At one of the better-ranked public schools, about half the people in the display board had gone to Liaoning University, and many of them were class years 2016 and 2017. That immediately gave me the feeling that the school probably wasn’t very strong. I graduated from Liaoning University myself, so I know exactly how watery that 211 label is. There’s a reason I hardly ever mention it.

The private school principals, meanwhile, spent a lot of time badmouthing each other.

A said B’s teaching building was structurally unsafe. B said C had lost a large number of teachers last year and never replaced them. C said B and D had their enrollment quotas cut after education bureau audits found issues involving diverted funds. D said C often didn’t really teach properly and relied too heavily on pre-made video lessons. E said D only cared about money and kept finding creative ways to squeeze parents beyond normal tuition, such as running “bridging classes” before the first year even began.

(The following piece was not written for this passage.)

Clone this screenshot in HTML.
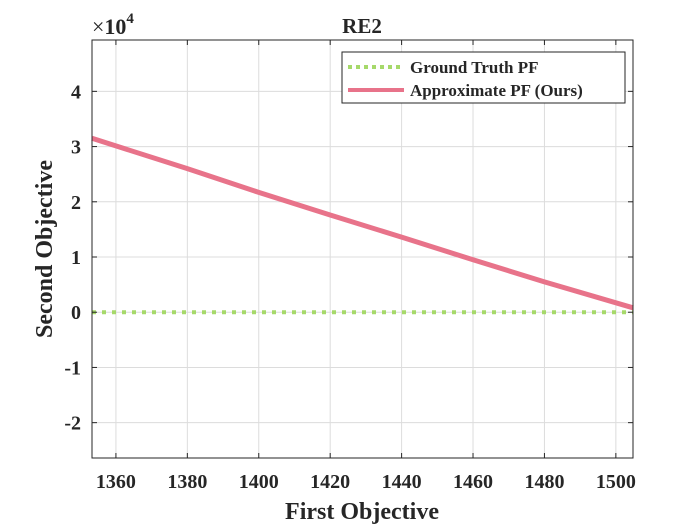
<!DOCTYPE html>
<html><head><meta charset="utf-8"><style>
body{margin:0;background:#fff;}
svg text{font-family:"Liberation Serif",serif;font-weight:bold;fill:#262626;}
</style></head><body>
<svg width="700" height="525" xmlns="http://www.w3.org/2000/svg">
<g id="grid"></g>
<g id="series"></g>
<rect x="92" y="40" width="541" height="418" fill="none" stroke="#262626" stroke-width="1"/>
<g id="ticks"></g>
<text x="362" y="33" font-size="21" text-anchor="middle">RE2</text>
<text x="92" y="34" font-size="22" style="font-weight:normal">×<tspan style="font-weight:bold">10</tspan><tspan font-size="15" dy="-11" style="font-weight:bold">4</tspan></text>
<text x="362" y="519" font-size="24" text-anchor="middle">First Objective</text>
<text transform="translate(52,249) rotate(-90)" font-size="24" text-anchor="middle">Second Objective</text>
<g>
<rect x="342" y="52" width="283" height="51" fill="#fff" stroke="#262626" stroke-width="1"/>
<line x1="348" y1="67" x2="404" y2="67" stroke="#a6d96a" stroke-width="4" stroke-dasharray="4,4"/>
<text x="410" y="73" font-size="17">Ground Truth PF</text>
<line x1="348" y1="90" x2="404" y2="90" stroke="#e8738a" stroke-width="4"/>
<text x="410" y="96" font-size="17">Approximate PF (Ours)</text>
</g>
</svg>
<script>
const xTicks=[1360,1380,1400,1420,1440,1460,1480,1500];
const yTicks=[-2,-1,0,1,2,3,4];
const gtX=[1353.3,1504.8];
const gtY=[0,0];
const apX=[1353.3,1380,1400,1420,1440,1460,1480,1504.8];
const apY=[3.15,2.6,2.17,1.76,1.36,0.95,0.55,0.08];
const X0=1353.3,X1=1504.8,Y0=-2.64,Y1=4.93,L=92,R=633,T=40,B=458;
const sx=v=>L+(v-X0)/(X1-X0)*(R-L);
const sy=v=>B-(v-Y0)/(Y1-Y0)*(B-T);
const NS="http://www.w3.org/2000/svg";
const grid=document.getElementById('grid'),ticks=document.getElementById('ticks'),ser=document.getElementById('series');
function mk(tag,attrs,parent){const e=document.createElementNS(NS,tag);for(const k in attrs)e.setAttribute(k,attrs[k]);parent.appendChild(e);return e;}
xTicks.forEach(v=>{const x=sx(v);
const g=mk('line',{x1:x,y1:T,x2:x,y2:B,stroke:'#dcdcdc','stroke-width':1},grid);


const t1=mk('line',{x1:x,y1:B,x2:x,y2:B-5,stroke:'#262626'},ticks);


const t2=mk('line',{x1:x,y1:T,x2:x,y2:T+5,stroke:'#262626'},ticks);


const tx=mk('text',{x:x,y:B+30,'font-size':20,'text-anchor':'middle'},ticks);tx.textContent=v;


});
yTicks.forEach(v=>{const y=sy(v);
const g=mk('line',{x1:L,y1:y,x2:R,y2:y,stroke:'#dcdcdc','stroke-width':1},grid);


const t1=mk('line',{x1:L,y1:y,x2:L+5,y2:y,stroke:'#262626'},ticks);


const t2=mk('line',{x1:R,y1:y,x2:R-5,y2:y,stroke:'#262626'},ticks);


const tx=mk('text',{x:L-11,y:y+7,'font-size':20,'text-anchor':'end'},ticks);tx.textContent=v;


});
const pts=(xs,ys)=>xs.map((v,i)=>sx(v)+','+sy(ys[i])).join(' ');
const gt=mk('polyline',{points:pts(gtX,gtY),fill:'none',stroke:'#a6d96a','stroke-width':4,'stroke-dasharray':'4,6'},ser);


const ap=mk('polyline',{points:pts(apX,apY),fill:'none',stroke:'#e8738a','stroke-width':5,'stroke-linejoin':'round'},ser);


</script>
</body></html>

F said the top management at A were no saints either — they had bought up a lot of housing around the school just to rent it to parents who accompany their children, and were colluding to keep rents from falling. E also said D treated students differently, and that the non-key classes were basically left to fend for themselves.

And so on.

After hearing everyone out, two schools were eliminated in the first round.

E was out because it runs fully militarized management, requires all students to board, and even requires girls to cut their hair short. If I tried to make our daughter cut her hair short, she’d probably split me in half with a knife.

B was out because the principal kept repeating during the presentation that their boss was rich, worked in real estate, and had no interest in making money off students. The man was around seventy, and I honestly can’t tell whether he really doesn’t understand the current climate or is pretending not to. In the past two years, people in real estate have been very interested in making money wherever they can. Add in what the other principals said about audits, and I’m genuinely worried the boss could just run away one day.

There was also one funny discovery. The principal of School A was the homeroom teacher of the class next to mine back in high school. The homeroom teacher of A’s senior-year Tsinghua/Peking University prep class, who is also their lead math teacher, was the homeroom teacher of the other class next to mine.

Back when I was in high school, our class was the key class, and the two of them were only young teachers in their thirties, nowhere near senior enough to teach us. By the time our cohort graduated, they left together for Yuming High School, which had just changed its admissions range. Suddenly they became city-level “famous teachers.” Now, even after retirement, they can still throw their weight around in private schools.

So yes, “famous teachers” are only so magical. In the end, it still depends on the students.

My previous phone finally got smashed badly enough that I had to replace it.

I don’t play mobile games, don’t watch short videos, and don’t care about taking photos, so I’m perfectly happy with a budget phone. Still, I spent 2,100 yuan on the new one, because my wife reimbursed me.

After transferring the data and switching the SIM over, I discovered I couldn’t get online. My first thought was that maybe the IoT card was locked to the old device, so I switched it back — still no internet.

I called my cousin, who had helped me get the card in the first place, and only then found out that those IoT cards are no longer allowed to be sold, and yes, once you change phones, they really do stop working.

Since I still have plenty of annual leave and it resets on July 1 anyway, I just took a day off, went to see her, and got a new regular phone card with more data than I could possibly use.

When I got home, I updated every app that absolutely insists on being tied to a mobile number.

Everything went smoothly except for the prized internal messaging app used by our own group. That one managed to fail both ways: I couldn’t log in with the old number, and I still couldn’t log in with the new number either.

A state-owned enterprise through and through.

And of course I picked a bad day to do all this. Not a single app would let me change my display name or profile picture right away, which means I’ll have to spend extra time dealing with it again over the weekend.